> **Your instructions**:
Your copy should be exact, beginning at the line containing "Clone this chart" and ending at the line containing "Chart.register(...registerables);", with both lines kept and every picture dropped.

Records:
***

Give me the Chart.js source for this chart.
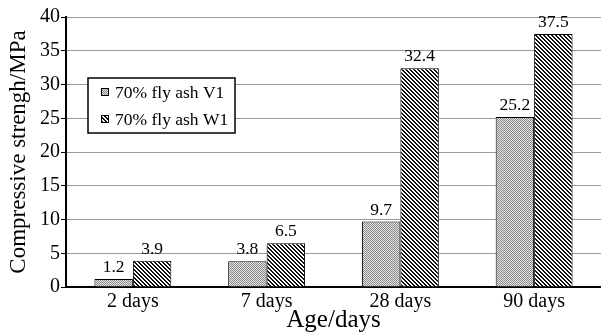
<!DOCTYPE html>
<html>
<head>
<meta charset="utf-8">
<script src="https://cdn.jsdelivr.net/npm/chart.js@4"></script>
<style>
  html, body { margin: 0; padding: 0; background: #fff; }
  #wrap { width: 601px; height: 335px; }
</style>
</head>
<body>
<div id="wrap"><canvas id="chart"></canvas></div>
<script>
var ages = ['2 days', '7 days', '28 days', '90 days']
var v1 = [1.2, 3.8, 9.7, 25.2]
var w1 = [3.9, 6.5, 32.4, 37.5]
var seriesNames = ['70% fly ash V1', '70% fly ash W1']

var serif = '"Liberation Serif", "Times New Roman", serif'

// grey checker fill for V1
function checker()
{
	var c = document.createElement('canvas')
	c.width = 2; c.height = 2
	var g = c.getContext('2d')
	g.fillStyle = '#e2e2e2'
	g.fillRect(0, 0, 2, 2)
	g.fillStyle = '#8c8c8c'
	g.fillRect(0, 0, 1, 1)
	g.fillRect(1, 1, 1, 1)
	return g.createPattern(c, 'repeat')
}

// back-slash stripes for W1
function stripes()
{
	var c = document.createElement('canvas')
	c.width = 4; c.height = 4
	var g = c.getContext('2d')
	g.fillStyle = '#fff'
	g.fillRect(0, 0, 4, 4)
	g.fillStyle = '#111'
	for (var y = 0; y < 4; y++)
		for (var x = 0; x < 4; x++)
			if (((x - y) % 4 + 4) % 4 < 2) g.fillRect(x, y, 1, 1)
	return g.createPattern(c, 'repeat')
}

var fills = [checker(), stripes()]

var valueLabels = {
	id: 'valueLabels',
	afterDatasetsDraw: function(chart)
	{
		var ctx = chart.ctx
		ctx.save()
		ctx.font = '17.5px ' + serif
		ctx.fillStyle = '#000'
		ctx.textAlign = 'center'
		ctx.textBaseline = 'alphabetic'
		chart.data.datasets.forEach(function(ds, i) {
			chart.getDatasetMeta(i).data.forEach(function(bar, j) {
				ctx.fillText(ds.data[j].toFixed(1), bar.x, bar.y - 7)
			})
		})
		ctx.restore()
	}
}

var boxLegend = {
	id: 'boxLegend',
	afterDraw: function(chart)
	{
		var ctx = chart.ctx
		var x0 = 88, y0 = 78, w = 147, h = 55
		ctx.save()
		ctx.fillStyle = '#fff'
		ctx.fillRect(x0, y0, w, h)
		ctx.strokeStyle = '#000'
		ctx.lineWidth = 1.5
		ctx.strokeRect(x0, y0, w, h)
		ctx.font = '17.5px ' + serif
		ctx.textBaseline = 'middle'
		chart.data.datasets.forEach(function(ds, i) {
			var cy = y0 + 14 + i * 27
			ctx.fillStyle = ds.backgroundColor
			ctx.fillRect(x0 + 13, cy - 4, 8, 8)
			ctx.strokeStyle = '#000'
			ctx.lineWidth = 1
			ctx.strokeRect(x0 + 13.5, cy - 3.5, 7, 7)
			ctx.fillStyle = '#000'
			ctx.fillText(ds.label, x0 + 27, cy + 1)
		})
		ctx.restore()
	}
}

new Chart(document.getElementById('chart'), {
	type: 'bar',
	data: {
		labels: ages,
		datasets: [
			{ label: seriesNames[0], data: v1, backgroundColor: fills[0], borderColor: '#000', borderWidth: 1 },
			{ label: seriesNames[1], data: w1, backgroundColor: fills[1], borderColor: '#000', borderWidth: 1 }
		]
	},
	options: {
		responsive: true,
		maintainAspectRatio: false,
		animation: false,
		layout: { padding: { top: 17, right: 0, left: 5, bottom: 0 } },
		datasets: { bar: { categoryPercentage: 0.575, barPercentage: 1 } },
		plugins: {
			legend: { display: false },
			tooltip: { enabled: false }
		},
		scales: {
			x: {
				grid: { display: false, drawTicks: false, tickLength: 0 },
				border: { display: true, color: '#000', width: 2 },
				ticks: { color: '#000', font: { family: serif, size: 20 }, padding: 3 },
				title: { display: true, text: 'Age/days', color: '#000', font: { family: serif, size: 25 }, padding: 0 },
				afterFit: function(s) { s.height = 48 }
			},
			y: {
				min: 0,
				max: 40,
				ticks: { stepSize: 5, color: '#000', font: { family: serif, size: 20 }, padding: 1 },
				grid: { color: '#9a9a9a', lineWidth: 1, tickColor: '#000', tickLength: 5 },
				border: { display: true, color: '#000', width: 2 },
				title: { display: true, text: 'Compressive strengh/MPa', color: '#000', font: { family: serif, size: 23 }, padding: 0 },
				afterFit: function(s) { s.width = 61 }
			}
		}
	},
	plugins: [valueLabels, boxLegend]
})
</script>
</body>
</html>
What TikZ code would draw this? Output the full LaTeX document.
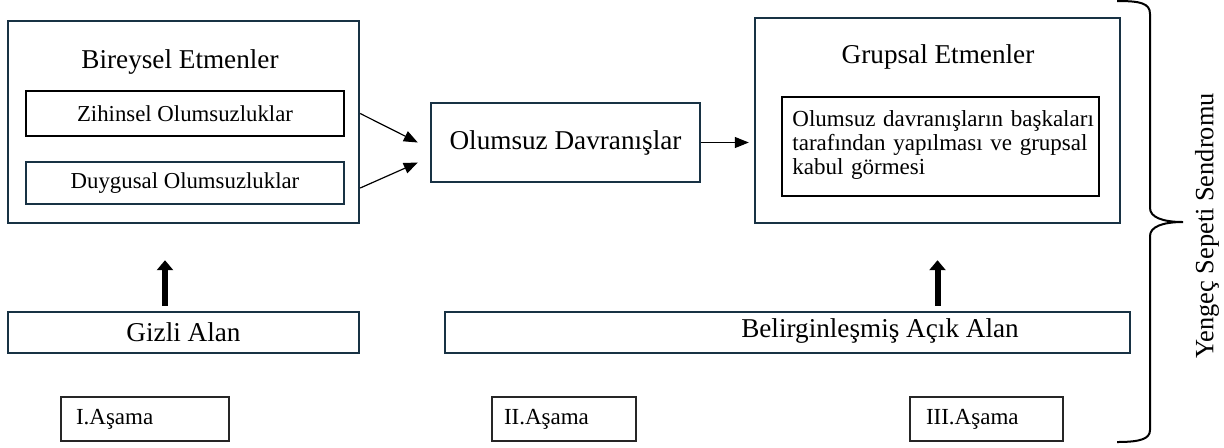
\documentclass[tikz,border=0pt]{standalone}
\usepackage{fontspec}
\setmainfont{Liberation Serif}
\usepackage{tikz}
\usetikzlibrary{arrows.meta}
\definecolor{BoxNavy}{RGB}{24, 50, 68}

\tikzset{
  outerbox/.style={draw=BoxNavy, line width=1.2pt, inner sep=0pt},
  innerbox/.style={draw=black, line width=1pt, inner sep=0pt},
  stagebox/.style={draw=black!85, line width=0.6pt, align=left, minimum height=22pt, font=\fontsize{11.5}{13}\selectfont},
  bigtext/.style={font=\fontsize{13.6}{16}\selectfont},
  smalltext/.style={font=\fontsize{11.4}{13}\selectfont},
  thinarrow/.style={-{Triangle[width=5.5pt,length=7pt]}, line width=0.6pt},
  bigarrow/.style={-{Triangle[width=8pt,length=5pt]}, line width=3pt},
}

\begin{document}
\begin{tikzpicture}[x=0.5pt, y=-0.5pt]
  \useasboundingbox (0,0) rectangle (1224,447);

  % Individual factors
  \node[outerbox, minimum width=175.5pt, minimum height=101pt] (bireysel) at (183.5,122) {};
  \node[bigtext] (bireyselbaslik) at (180,62) {Bireysel Etmenler};
  \node[innerbox, smalltext, minimum width=159pt, minimum height=22.5pt] (zihinsel) at (185,113.5) {Zihinsel Olumsuzluklar};
  \node[outerbox, line width=1pt, smalltext, minimum width=159pt, minimum height=21pt] (duygusal) at (185,183) {Duygusal Olumsuzluklar};

  % Negative behaviour
  \node[outerbox, bigtext, minimum width=134.5pt, minimum height=39.5pt] (davranis) at (565.5,142.5) {Olumsuz Davranışlar};

  % Group factors
  \node[outerbox, minimum width=182.5pt, minimum height=102.5pt] (grupsal) at (937.5,120.5) {};
  \node[bigtext] (grupsalbaslik) at (938,57) {Grupsal Etmenler};
  \node[innerbox, minimum width=158.5pt, minimum height=49.5pt] (grupsalic) at (940.5,146.5) {};
  \node[anchor=north west, inner sep=0pt, text width=152pt, align=left,
        font=\fontsize{11.5}{12}\selectfont] (grupsalmetin) at (792,110)
        {Olumsuz davranışların başkaları tarafından yapılması ve grupsal kabul görmesi};

  % Arrows
  \draw[thinarrow] (bireysel.east |- zihinsel) -- ([xshift=-6pt]davranis.west);
  \draw[thinarrow] ([yshift=-2.5pt]bireysel.east |- duygusal) -- ([xshift=-6pt, yshift=-10pt]davranis.west);
  \draw[thinarrow, shorten >=2.5pt] (davranis.east) -- (grupsal.west |- davranis.east);

  % Hidden / open areas
  \node[outerbox, bigtext, minimum width=175.5pt, minimum height=20.5pt] (gizli) at (183.5,332.5) {Gizli Alan};
  \node[outerbox, minimum width=342.5pt, minimum height=20.5pt] (acikalan) at (787.5,332.5) {};
  \node[bigtext] (acikalanmetin) at (880,331) {Belirginleşmiş Açık Alan};

  \draw[bigarrow] ([xshift=-9.25pt, yshift=2.5pt]gizli.north) -- ([xshift=-9.25pt, yshift=-18pt]gizli.north |- bireysel.south);
  \draw[bigarrow] ([yshift=2.5pt]grupsal.south |- acikalan.north) -- ([yshift=-18pt]grupsal.south);

  % Stages
  \node[stagebox, inner xsep=7.5pt, text width=69pt] (asama1) at (145,419) {I.Aşama};
  \node[stagebox, inner xsep=6pt, text width=60pt] (asama2) at (564,419) {II.Aşama};
  \node[stagebox, inner xsep=8pt, text width=60.5pt] (asama3) at (986.5,419) {III.Aşama};

  % Brace
  \draw[line width=1pt] (1117,1) .. controls (1140,1) and (1150,3) .. (1150,14) -- (1150,208)
    .. controls (1150,217) and (1162,222) .. (1183,222)
    .. controls (1162,222) and (1150,227) .. (1150,236) -- (1150,430)
    .. controls (1150,439) and (1140,442) .. (1117,442);
  \node[font=\fontsize{13.2}{15}\selectfont, rotate=90] (sendrom) at (1207,226) {Yengeç Sepeti Sendromu};
\end{tikzpicture}
\end{document}
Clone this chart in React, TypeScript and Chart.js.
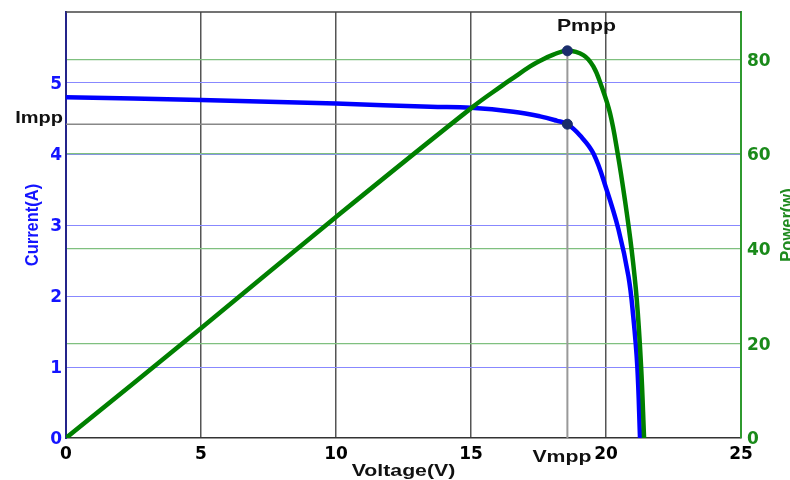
import React, { useEffect, useRef } from 'react';
import { Chart, registerables } from 'chart.js';

Chart.register(...registerables);

// I-V curve (Voltage V -> Current A)
const ivVoltage = [0, 5, 10, 13.5, 15, 16.57, 17.56, 18.17, 18.57, 19.04, 19.53, 20.02, 20.46, 20.83, 21.01, 21.16, 21.26];
const ivCurrent = [4.8, 4.76, 4.71, 4.665, 4.65, 4.595, 4.53, 4.47, 4.42, 4.26, 4.01, 3.5, 2.94, 2.28, 1.71, 1.01, 0];

// P-V curve (Voltage V -> Power W)
const pvVoltage = [0, 5, 10, 15.03, 16.14, 16.57, 17.19, 17.56, 18.05, 18.57, 19.16, 19.53, 19.84, 20.15, 20.43, 20.7, 20.95, 21.14, 21.3, 21.41];
const pvPower = [0, 23.2, 46.7, 69.8, 74.4, 76.1, 78.5, 79.7, 81.0, 81.8, 80.9, 78.5, 74.2, 68.6, 60.2, 50.3, 39.7, 29.2, 15.1, 0];

// maximum power point
const VMPP = 18.57;
const IMPP = 4.42;
const PMPP = 81.8;

// axes
const voltageTicks = [0, 5, 10, 15, 20, 25];
const currentTicks = [0, 1, 2, 3, 4, 5];
const powerTicks = [0, 20, 40, 60, 80];
const voltageRange = [0, 25];
const currentRange = [0, 6];
const powerRange = [0, 90];

const BLUE = '#0000ff';
const GREEN = '#008000';

const labelPlugin = {
  id: 'pvLabels',
  beforeDatasetsDraw(chart: any) {
    const { ctx, chartArea } = chart;
    ctx.save();
    ctx.strokeStyle = '#444';
    ctx.lineWidth = 1.5;
    ctx.beginPath();
    ctx.moveTo(chartArea.left, chartArea.top);
    ctx.lineTo(chartArea.right, chartArea.top);
    ctx.stroke();
    ctx.restore();
  },
  afterDraw(chart: any) {
    const { ctx, chartArea, scales } = chart;
    const xs = scales.x;
    const yI = scales.yI;
    const yP = scales.yP;
    const txt = (s: string, x: number, y: number, color: string, size: number, sx: number, align: CanvasTextAlign, rot = 0) => {
      ctx.save();
      ctx.translate(x, y);
      if (rot) ctx.rotate(rot);
      if (rot) ctx.scale(1, sx); else ctx.scale(sx, 1);
      ctx.font = `bold ${size}px "Liberation Sans", Arial, sans-serif`;
      ctx.fillStyle = color;
      ctx.textAlign = align;
      ctx.textBaseline = 'alphabetic';
      ctx.fillText(s, 0, 0);
      ctx.restore();
    };
    const vx = xs.getPixelForValue(VMPP);
    const iy = yI.getPixelForValue(IMPP);
    const py = yP.getPixelForValue(PMPP);
    const midY = (chartArea.top + chartArea.bottom) / 2;
    txt('Impp', chartArea.left - 3, iy - 1, '#111', 16, 1.25, 'right');
    txt('Pmpp', vx + 19, py - 19.5, '#111', 17, 1.25, 'center');
    txt('Vmpp', vx - 5.5, chartArea.bottom + 24, '#111', 17, 1.25, 'center');
    txt('Voltage(V)', (chartArea.left + chartArea.right) / 2, chartArea.bottom + 38, '#111', 17, 1.25, 'center');
    txt('Current(A)', 37.5, midY, '#1414ff', 16.5, 1.15, 'center', -Math.PI / 2);
    txt('Power(w)', 792.5, midY, '#1f8a1f', 16.5, 1.15, 'center', -Math.PI / 2);
  },
};

export default function App() {
  const ref = useRef<HTMLCanvasElement | null>(null);

  useEffect(() => {
    if (!ref.current) return;
    const tickFont = { family: '"DejaVu Sans", sans-serif', size: 17, weight: 'bold' as const };
    const noPad = (s: any, w: number) => { s.width = w; s.paddingTop = 0; s.paddingBottom = 0; };
    const chart = new Chart(ref.current, {
      type: 'line',
      data: {
        datasets: [
          {
            label: 'Pmpp',
            data: [{ x: VMPP, y: PMPP }],
            yAxisID: 'yP',
            showLine: false,
            pointRadius: 5,
            pointBackgroundColor: '#1a2d6b',
            pointBorderColor: '#1a2d6b',
            order: 0,
          },
          {
            label: 'Impp point',
            data: [{ x: VMPP, y: IMPP }],
            yAxisID: 'yI',
            showLine: false,
            pointRadius: 5,
            pointBackgroundColor: '#1a2d6b',
            pointBorderColor: '#1a2d6b',
            order: 0,
          },
          {
            label: 'Power',
            data: pvVoltage.map((v, i) => ({ x: v, y: pvPower[i] })),
            yAxisID: 'yP',
            borderColor: GREEN,
            borderWidth: 4.5,
            pointRadius: 0,
            tension: 0.4,
            order: 1,
          },
          {
            label: 'Current',
            data: ivVoltage.map((v, i) => ({ x: v, y: ivCurrent[i] })),
            yAxisID: 'yI',
            borderColor: BLUE,
            borderWidth: 4.5,
            pointRadius: 0,
            tension: 0.4,
            order: 2,
          },
          {
            label: 'Vmpp line',
            data: [{ x: VMPP, y: 0 }, { x: VMPP, y: PMPP }],
            yAxisID: 'yP',
            borderColor: '#999',
            borderWidth: 2,
            pointRadius: 0,
            order: 5,
          },
          {
            label: 'Impp line',
            data: [{ x: voltageRange[0], y: IMPP }, { x: VMPP, y: IMPP }],
            yAxisID: 'yI',
            borderColor: '#888',
            borderWidth: 1.5,
            pointRadius: 0,
            order: 5,
          },
        ],
      },
      options: {
        responsive: false,
        animation: false,
        layout: { padding: { top: 12, left: 0, right: 0, bottom: 0 } },
        plugins: { legend: { display: false }, tooltip: { enabled: false } },
        scales: {
          x: {
            type: 'linear',
            position: 'bottom',
            min: voltageRange[0],
            max: voltageRange[1],
            afterBuildTicks: (s: any) => { s.ticks = voltageTicks.map((v) => ({ value: v })); },
            afterFit: (s: any) => { s.height = 42; s.paddingLeft = 0; s.paddingRight = 0; },
            ticks: { color: '#000', font: tickFont, padding: 6, maxRotation: 0, autoSkip: false },
            grid: {
              drawTicks: false,
              color: (c: any) => (c.tick && (c.tick.value === 0 || c.tick.value === 25) ? 'rgba(0,0,0,0)' : '#555'),
              lineWidth: 1.5,
            },
            border: { color: '#333', width: 1.5 },
          },
          yI: {
            type: 'linear',
            position: 'left',
            min: currentRange[0],
            max: currentRange[1],
            afterBuildTicks: (s: any) => { s.ticks = currentTicks.map((v) => ({ value: v })); },
            afterFit: (s: any) => noPad(s, 66),
            ticks: { color: '#1414ff', font: tickFont, padding: 4, labelOffset: 2 },
            grid: {
              drawTicks: false,
              color: (c: any) => (c.tick && c.tick.value === 0 ? 'rgba(0,0,0,0)' : '#8888ff'),
              lineWidth: 1,
            },
            border: { color: '#24248a', width: 2 },
          },
          yP: {
            type: 'linear',
            position: 'right',
            min: powerRange[0],
            max: powerRange[1],
            afterBuildTicks: (s: any) => { s.ticks = powerTicks.map((v) => ({ value: v })); },
            afterFit: (s: any) => noPad(s, 49),
            ticks: { color: '#1a8a1a', font: tickFont, padding: 6, labelOffset: 2 },
            grid: {
              drawTicks: false,
              color: (c: any) => (c.tick && c.tick.value === 0 ? 'rgba(0,0,0,0)' : '#7fc07f'),
              lineWidth: 1.2,
            },
            border: { color: '#2f9a2f', width: 2 },
          },
        },
      },
      plugins: [labelPlugin],
    } as any);
    return () => chart.destroy();
  }, []);

  return (
    <div style={{ position: 'fixed', left: 0, top: 0, width: 790, height: 480, background: '#fff' }}>
      <canvas ref={ref} width={790} height={480} style={{ display: 'block' }} />
    </div>
  );
}
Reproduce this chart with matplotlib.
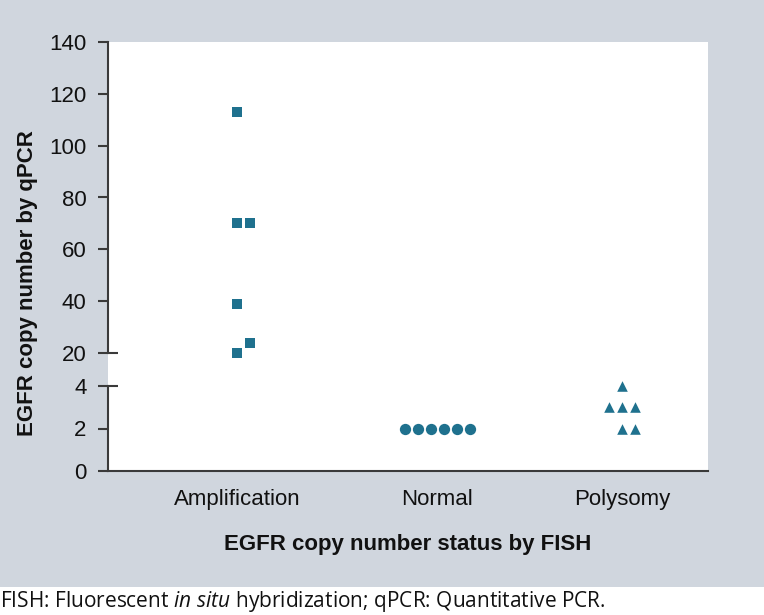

***

> **Exercise response**:
Clone this chart in React, TypeScript and Chart.js.
import React, { useEffect, useRef } from 'react';
import { Chart, registerables } from 'chart.js';

Chart.register(...registerables);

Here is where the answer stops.